- **Exercise brief**
Pull out every line containing the string "this".

** BEGIN Exercise input **

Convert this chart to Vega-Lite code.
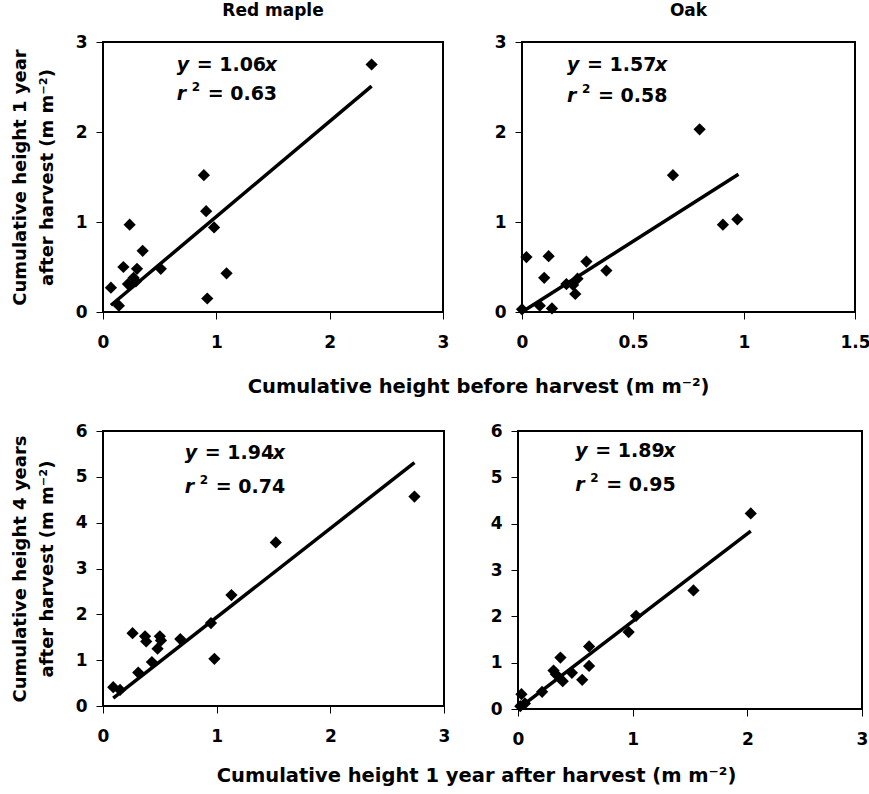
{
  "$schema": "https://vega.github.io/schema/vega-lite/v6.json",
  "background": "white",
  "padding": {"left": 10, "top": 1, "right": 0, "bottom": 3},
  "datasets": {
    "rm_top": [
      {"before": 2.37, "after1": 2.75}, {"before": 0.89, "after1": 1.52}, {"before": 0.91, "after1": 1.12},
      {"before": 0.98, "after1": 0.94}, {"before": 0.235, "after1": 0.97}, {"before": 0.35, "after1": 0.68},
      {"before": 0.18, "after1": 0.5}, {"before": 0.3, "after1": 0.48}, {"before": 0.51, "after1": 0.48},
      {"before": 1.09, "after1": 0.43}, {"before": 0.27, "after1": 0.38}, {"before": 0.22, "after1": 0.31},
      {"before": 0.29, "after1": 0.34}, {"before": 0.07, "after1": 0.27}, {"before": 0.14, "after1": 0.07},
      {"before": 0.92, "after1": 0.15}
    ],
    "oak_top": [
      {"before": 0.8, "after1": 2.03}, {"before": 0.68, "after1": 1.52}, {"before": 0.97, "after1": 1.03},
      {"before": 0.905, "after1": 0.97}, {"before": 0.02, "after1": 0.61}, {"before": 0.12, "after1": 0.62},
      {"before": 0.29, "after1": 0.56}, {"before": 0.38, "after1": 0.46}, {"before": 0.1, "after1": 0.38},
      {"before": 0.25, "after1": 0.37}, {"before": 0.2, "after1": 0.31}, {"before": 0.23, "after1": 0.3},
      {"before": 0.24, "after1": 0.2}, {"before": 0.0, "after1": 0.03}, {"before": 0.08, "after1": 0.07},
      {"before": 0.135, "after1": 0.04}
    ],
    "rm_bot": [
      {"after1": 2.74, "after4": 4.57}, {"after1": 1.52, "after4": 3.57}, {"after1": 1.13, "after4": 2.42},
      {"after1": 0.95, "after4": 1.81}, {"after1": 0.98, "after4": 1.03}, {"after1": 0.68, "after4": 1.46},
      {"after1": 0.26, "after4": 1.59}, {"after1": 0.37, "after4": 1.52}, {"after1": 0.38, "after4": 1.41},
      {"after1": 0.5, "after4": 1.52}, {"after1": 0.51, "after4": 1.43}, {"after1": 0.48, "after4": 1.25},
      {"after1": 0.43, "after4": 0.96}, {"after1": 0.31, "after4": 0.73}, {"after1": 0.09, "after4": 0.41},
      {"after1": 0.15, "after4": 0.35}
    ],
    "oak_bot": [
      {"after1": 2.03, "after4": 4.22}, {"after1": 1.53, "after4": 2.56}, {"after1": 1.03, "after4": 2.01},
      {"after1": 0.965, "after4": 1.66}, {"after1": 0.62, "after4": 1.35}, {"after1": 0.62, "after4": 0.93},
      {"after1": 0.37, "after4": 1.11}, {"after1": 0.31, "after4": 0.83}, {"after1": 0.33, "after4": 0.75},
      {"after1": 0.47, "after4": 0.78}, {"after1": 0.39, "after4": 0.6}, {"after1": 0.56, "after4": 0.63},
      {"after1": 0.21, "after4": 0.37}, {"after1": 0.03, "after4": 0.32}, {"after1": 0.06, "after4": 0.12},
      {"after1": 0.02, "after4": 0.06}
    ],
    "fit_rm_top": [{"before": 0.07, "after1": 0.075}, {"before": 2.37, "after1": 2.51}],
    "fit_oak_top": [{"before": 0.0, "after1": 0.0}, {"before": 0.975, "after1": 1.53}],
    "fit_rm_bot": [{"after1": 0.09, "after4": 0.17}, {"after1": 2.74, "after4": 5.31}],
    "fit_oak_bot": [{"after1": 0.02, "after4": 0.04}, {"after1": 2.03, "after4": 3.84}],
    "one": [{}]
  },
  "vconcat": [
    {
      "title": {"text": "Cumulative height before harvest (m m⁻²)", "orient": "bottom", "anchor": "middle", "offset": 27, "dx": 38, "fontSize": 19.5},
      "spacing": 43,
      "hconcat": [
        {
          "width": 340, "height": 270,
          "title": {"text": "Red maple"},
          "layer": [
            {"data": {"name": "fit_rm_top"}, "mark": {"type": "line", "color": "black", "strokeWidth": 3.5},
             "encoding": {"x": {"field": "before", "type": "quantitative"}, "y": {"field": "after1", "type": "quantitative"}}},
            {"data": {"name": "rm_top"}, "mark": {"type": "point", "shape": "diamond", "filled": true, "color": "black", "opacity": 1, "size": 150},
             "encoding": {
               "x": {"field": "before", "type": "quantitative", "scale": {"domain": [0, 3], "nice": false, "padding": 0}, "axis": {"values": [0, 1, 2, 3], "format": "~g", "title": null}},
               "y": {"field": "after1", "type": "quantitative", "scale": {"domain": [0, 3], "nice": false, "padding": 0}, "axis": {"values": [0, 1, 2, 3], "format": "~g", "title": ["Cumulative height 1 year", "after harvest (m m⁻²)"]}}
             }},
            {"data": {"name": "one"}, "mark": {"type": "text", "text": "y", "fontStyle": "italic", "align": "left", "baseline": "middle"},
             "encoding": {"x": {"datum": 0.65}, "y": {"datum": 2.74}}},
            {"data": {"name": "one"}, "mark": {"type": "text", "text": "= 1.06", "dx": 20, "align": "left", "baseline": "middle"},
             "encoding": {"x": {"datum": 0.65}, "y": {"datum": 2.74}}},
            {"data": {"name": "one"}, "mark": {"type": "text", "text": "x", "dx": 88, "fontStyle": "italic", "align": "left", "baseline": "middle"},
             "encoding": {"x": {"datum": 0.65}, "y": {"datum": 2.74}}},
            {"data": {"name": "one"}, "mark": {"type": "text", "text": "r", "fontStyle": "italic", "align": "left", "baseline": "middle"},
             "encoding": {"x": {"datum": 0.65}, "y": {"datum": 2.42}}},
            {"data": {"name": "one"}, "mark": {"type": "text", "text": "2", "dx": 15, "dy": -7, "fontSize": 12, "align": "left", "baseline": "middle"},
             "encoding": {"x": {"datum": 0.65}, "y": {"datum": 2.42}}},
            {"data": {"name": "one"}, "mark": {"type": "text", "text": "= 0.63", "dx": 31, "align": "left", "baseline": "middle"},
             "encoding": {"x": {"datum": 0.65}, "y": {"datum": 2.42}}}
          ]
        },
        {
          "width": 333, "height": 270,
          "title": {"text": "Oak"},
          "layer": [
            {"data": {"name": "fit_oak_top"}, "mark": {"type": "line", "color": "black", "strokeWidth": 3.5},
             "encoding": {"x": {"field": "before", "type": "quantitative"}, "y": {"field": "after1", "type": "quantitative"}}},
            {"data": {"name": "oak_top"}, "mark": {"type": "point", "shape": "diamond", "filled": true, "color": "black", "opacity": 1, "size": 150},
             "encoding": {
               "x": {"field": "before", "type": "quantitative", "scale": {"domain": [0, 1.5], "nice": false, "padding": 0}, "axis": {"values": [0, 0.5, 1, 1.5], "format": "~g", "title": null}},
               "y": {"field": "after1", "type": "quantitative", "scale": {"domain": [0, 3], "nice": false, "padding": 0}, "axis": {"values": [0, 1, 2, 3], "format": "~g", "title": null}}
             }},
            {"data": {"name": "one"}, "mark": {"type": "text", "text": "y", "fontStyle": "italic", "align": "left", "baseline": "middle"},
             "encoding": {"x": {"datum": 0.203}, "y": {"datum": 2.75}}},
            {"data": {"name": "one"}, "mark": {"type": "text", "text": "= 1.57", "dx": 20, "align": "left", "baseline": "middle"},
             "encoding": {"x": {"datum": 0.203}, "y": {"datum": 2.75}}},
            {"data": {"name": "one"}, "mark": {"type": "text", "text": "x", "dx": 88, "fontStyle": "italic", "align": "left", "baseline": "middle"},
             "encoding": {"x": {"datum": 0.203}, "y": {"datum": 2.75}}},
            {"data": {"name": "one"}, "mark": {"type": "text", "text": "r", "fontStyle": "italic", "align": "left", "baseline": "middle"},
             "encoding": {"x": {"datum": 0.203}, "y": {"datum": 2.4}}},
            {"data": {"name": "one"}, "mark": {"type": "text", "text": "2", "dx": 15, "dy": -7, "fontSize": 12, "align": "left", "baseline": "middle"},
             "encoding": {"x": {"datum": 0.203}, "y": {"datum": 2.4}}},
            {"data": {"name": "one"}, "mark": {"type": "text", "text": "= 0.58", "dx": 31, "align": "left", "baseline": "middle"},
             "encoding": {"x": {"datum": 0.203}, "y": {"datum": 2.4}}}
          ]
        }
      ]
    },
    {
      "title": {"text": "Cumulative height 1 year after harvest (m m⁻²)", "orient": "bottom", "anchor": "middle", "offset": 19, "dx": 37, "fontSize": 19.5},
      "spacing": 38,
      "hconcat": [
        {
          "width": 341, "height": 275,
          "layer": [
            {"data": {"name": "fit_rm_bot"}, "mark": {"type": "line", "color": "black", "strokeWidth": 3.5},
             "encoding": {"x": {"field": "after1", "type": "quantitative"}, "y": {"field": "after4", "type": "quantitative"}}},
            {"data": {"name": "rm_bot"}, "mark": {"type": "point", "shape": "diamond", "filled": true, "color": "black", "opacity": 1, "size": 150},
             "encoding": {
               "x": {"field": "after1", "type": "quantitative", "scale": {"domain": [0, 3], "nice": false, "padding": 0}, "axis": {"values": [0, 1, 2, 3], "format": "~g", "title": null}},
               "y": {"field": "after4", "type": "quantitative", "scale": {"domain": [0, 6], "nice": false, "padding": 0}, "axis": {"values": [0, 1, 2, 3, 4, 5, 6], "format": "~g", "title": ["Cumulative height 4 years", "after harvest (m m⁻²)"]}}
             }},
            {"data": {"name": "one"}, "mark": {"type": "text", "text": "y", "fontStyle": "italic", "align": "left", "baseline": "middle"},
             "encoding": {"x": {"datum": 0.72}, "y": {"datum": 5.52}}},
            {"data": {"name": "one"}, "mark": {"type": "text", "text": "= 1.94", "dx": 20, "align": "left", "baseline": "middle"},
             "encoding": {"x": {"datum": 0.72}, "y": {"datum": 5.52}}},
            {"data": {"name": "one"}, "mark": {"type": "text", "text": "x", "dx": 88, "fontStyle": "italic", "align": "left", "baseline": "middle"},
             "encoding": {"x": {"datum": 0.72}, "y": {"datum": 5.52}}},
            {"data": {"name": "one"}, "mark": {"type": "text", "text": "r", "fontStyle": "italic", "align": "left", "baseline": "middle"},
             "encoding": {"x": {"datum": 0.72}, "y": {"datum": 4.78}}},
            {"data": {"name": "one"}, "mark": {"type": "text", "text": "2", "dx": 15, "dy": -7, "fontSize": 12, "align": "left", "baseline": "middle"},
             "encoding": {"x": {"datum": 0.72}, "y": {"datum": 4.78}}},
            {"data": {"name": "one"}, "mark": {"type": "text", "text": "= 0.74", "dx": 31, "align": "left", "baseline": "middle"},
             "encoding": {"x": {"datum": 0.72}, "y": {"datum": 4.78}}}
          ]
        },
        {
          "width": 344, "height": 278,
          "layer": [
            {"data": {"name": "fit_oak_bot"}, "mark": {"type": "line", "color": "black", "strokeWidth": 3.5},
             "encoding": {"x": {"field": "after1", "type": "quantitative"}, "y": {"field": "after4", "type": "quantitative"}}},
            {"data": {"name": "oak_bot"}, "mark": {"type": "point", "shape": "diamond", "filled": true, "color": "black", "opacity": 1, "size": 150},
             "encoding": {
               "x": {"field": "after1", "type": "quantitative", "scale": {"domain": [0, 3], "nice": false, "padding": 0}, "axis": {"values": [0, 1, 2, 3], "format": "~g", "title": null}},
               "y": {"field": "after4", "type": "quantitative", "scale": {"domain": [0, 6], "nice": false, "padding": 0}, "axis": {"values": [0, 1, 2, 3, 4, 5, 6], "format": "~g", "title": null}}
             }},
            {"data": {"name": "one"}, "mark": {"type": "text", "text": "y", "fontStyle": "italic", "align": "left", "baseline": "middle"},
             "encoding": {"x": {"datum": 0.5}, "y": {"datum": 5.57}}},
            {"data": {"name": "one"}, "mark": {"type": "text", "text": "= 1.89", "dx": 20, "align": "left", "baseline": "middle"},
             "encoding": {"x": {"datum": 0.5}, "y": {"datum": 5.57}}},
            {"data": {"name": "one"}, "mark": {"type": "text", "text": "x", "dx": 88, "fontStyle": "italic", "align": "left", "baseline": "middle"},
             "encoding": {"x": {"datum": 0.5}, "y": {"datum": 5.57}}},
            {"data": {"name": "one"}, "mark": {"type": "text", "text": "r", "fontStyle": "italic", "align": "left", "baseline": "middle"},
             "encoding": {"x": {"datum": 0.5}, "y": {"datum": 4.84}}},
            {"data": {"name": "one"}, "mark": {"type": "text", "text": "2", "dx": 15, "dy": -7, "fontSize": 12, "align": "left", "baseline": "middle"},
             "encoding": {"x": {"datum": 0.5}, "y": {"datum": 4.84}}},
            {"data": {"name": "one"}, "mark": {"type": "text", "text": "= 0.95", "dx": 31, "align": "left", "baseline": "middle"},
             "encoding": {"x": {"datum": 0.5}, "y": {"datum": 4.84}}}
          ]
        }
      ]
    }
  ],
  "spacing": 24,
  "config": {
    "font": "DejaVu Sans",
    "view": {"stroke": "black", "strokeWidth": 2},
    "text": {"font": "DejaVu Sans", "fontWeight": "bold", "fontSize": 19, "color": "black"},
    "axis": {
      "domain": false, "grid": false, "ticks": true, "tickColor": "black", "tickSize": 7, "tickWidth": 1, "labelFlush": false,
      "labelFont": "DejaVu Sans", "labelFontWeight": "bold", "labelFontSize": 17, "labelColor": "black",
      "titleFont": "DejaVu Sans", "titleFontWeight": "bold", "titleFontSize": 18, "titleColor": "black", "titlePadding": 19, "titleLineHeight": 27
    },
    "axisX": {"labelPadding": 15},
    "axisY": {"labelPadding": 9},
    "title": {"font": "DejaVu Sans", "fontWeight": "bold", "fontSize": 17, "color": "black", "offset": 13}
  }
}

** END Exercise input **
** BEGIN Exercise input **

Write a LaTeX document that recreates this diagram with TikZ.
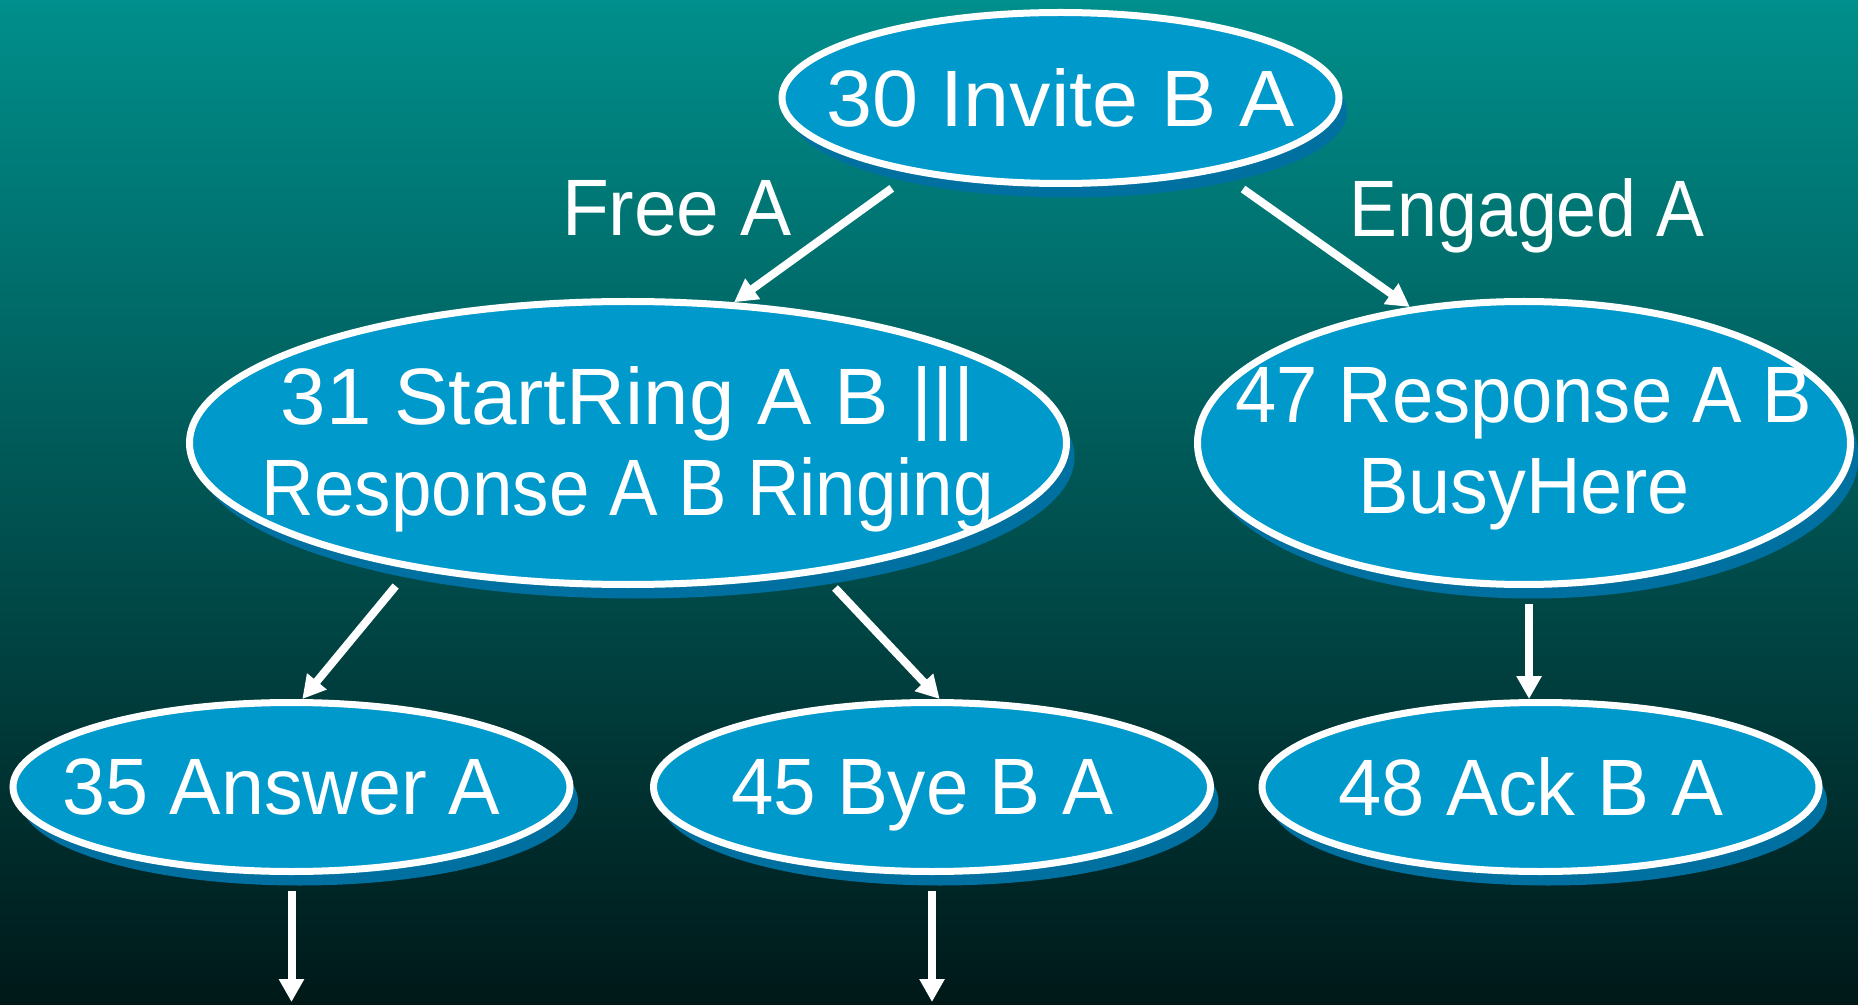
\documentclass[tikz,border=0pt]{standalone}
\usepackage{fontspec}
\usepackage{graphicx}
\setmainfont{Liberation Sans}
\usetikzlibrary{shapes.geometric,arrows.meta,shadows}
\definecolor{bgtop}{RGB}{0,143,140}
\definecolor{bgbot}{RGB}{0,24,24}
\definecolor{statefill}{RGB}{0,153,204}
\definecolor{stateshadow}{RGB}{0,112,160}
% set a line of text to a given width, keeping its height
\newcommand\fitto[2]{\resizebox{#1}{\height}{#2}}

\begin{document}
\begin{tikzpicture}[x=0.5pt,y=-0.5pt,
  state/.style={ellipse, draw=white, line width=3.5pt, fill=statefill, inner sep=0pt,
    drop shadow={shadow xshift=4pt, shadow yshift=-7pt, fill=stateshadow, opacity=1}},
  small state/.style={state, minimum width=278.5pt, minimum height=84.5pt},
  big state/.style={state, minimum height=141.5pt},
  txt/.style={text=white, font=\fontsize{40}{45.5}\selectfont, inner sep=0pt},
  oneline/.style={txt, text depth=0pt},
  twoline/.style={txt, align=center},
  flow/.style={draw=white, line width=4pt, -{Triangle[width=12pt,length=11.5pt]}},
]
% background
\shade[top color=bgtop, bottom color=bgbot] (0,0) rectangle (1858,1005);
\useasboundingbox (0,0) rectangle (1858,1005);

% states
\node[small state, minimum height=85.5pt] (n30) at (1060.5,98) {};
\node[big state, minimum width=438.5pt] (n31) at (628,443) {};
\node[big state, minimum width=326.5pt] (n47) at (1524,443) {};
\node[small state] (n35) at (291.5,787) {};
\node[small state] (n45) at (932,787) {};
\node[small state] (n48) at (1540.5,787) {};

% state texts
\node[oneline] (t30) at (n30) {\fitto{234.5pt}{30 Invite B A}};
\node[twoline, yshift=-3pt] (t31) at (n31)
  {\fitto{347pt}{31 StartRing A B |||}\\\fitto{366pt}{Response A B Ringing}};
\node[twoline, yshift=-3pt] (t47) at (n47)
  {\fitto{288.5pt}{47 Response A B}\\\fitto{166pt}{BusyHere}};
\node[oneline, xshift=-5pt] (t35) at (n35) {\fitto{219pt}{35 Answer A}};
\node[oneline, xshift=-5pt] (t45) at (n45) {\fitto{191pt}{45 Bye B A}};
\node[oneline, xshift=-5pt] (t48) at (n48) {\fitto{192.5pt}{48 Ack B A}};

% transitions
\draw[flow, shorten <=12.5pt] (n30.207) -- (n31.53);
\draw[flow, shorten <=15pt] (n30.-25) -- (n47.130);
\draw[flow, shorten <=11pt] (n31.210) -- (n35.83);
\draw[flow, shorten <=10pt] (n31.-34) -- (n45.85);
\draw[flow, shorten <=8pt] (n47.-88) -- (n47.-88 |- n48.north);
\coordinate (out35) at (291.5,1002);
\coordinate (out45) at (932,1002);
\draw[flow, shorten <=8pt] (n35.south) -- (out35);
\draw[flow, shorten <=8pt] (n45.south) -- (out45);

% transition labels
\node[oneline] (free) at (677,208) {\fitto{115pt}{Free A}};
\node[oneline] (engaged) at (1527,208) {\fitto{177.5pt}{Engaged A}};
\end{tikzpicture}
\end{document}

** END Exercise input **

- **Exercise response**
Convert this chart to Vega-Lite code.
Write a LaTeX document that recreates this diagram with TikZ.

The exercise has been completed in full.